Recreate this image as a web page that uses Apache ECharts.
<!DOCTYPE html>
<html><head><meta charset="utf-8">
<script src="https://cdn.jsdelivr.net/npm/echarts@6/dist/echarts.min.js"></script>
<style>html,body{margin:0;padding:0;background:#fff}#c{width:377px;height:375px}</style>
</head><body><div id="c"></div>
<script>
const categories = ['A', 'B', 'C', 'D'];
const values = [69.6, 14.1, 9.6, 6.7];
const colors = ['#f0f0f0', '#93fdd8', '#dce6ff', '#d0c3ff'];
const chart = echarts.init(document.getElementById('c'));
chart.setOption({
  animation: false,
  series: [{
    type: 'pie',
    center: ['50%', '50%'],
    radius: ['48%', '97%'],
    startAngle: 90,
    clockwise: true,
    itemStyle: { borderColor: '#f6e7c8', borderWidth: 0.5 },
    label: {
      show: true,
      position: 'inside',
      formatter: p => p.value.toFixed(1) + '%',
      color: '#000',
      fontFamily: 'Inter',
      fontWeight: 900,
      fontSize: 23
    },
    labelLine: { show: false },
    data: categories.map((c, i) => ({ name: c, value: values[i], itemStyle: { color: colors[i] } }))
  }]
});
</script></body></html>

● ● ● ● ● ● ●

▶ [Set exercise]
Output the whole listing above again, word for word.

▶ [Full answer]
Recreate this image as a web page that uses Apache ECharts.
<!DOCTYPE html>
<html><head><meta charset="utf-8">
<script src="https://cdn.jsdelivr.net/npm/echarts@6/dist/echarts.min.js"></script>
<style>html,body{margin:0;padding:0;background:#fff}#c{width:377px;height:375px}</style>
</head><body><div id="c"></div>
<script>
const categories = ['A', 'B', 'C', 'D'];
const values = [69.6, 14.1, 9.6, 6.7];
const colors = ['#f0f0f0', '#93fdd8', '#dce6ff', '#d0c3ff'];
const chart = echarts.init(document.getElementById('c'));
chart.setOption({
  animation: false,
  series: [{
    type: 'pie',
    center: ['50%', '50%'],
    radius: ['48%', '97%'],
    startAngle: 90,
    clockwise: true,
    itemStyle: { borderColor: '#f6e7c8', borderWidth: 0.5 },
    label: {
      show: true,
      position: 'inside',
      formatter: p => p.value.toFixed(1) + '%',
      color: '#000',
      fontFamily: 'Inter',
      fontWeight: 900,
      fontSize: 23
    },
    labelLine: { show: false },
    data: categories.map((c, i) => ({ name: c, value: values[i], itemStyle: { color: colors[i] } }))
  }]
});
</script></body></html>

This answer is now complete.